I gravitate towards non-fictional historical narratives, writing that has a thick sense of factual gravity that keep my feet on the ground and my eyes in line with the authors. This book though, with its opinionated statements and far reaching conclusions, really sent me for a loop. Of course this is my personal opinion, I am not trying to discredit Caillois, but his methods are not at all what I would expect from someone who is trying to explain the nature and consequences of play and games.
The first problem that I had with Caillois was his attempt to put play and games into different categories. I would consider myself to be a very efficient cook, I have experience with many different kinds of cooking, and it is an activity that I am passionate about. It would be easy for me to categorize cooking, I could call cooking on a flat top “Flatoppula,” and call any cooking that is done in an oven “Convectopula,” but building those boxes would not help anyone else learn how to cook.
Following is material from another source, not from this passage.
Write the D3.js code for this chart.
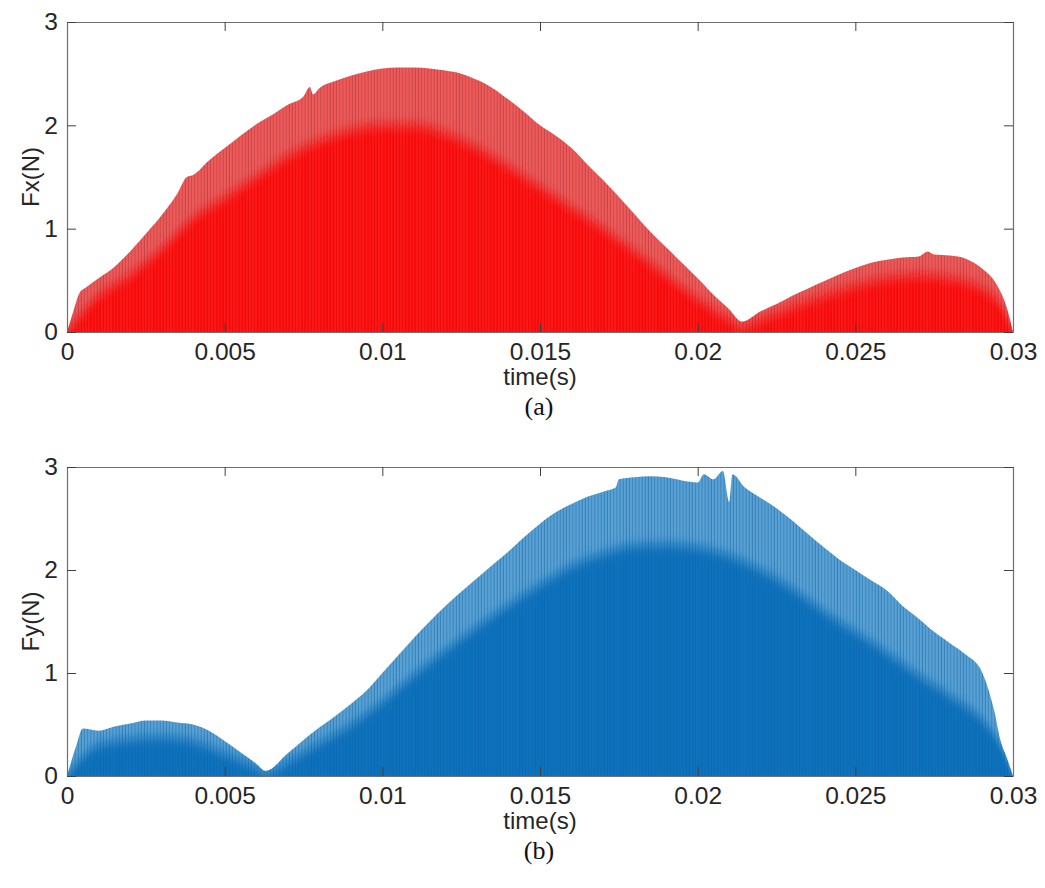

I feel like that is what Caillois was attempting to do with this book, (put play and games into different boxes,) and his point would have been much more convincing if he had not been forced to combine those boxes (by describing certain games as blends of different types of play.)
On page 57 Caillois essentially says that a historical analysis of the implements of play are not useful when studying play. To me, this was literary kryptonite. I myself find it hard to discredit a field that is solely based on concrete evidence.
My displeasure with this reading is, again, entirely personal. I have a hard time reading things that are not securely rooted in real situations and that are purely theoretical.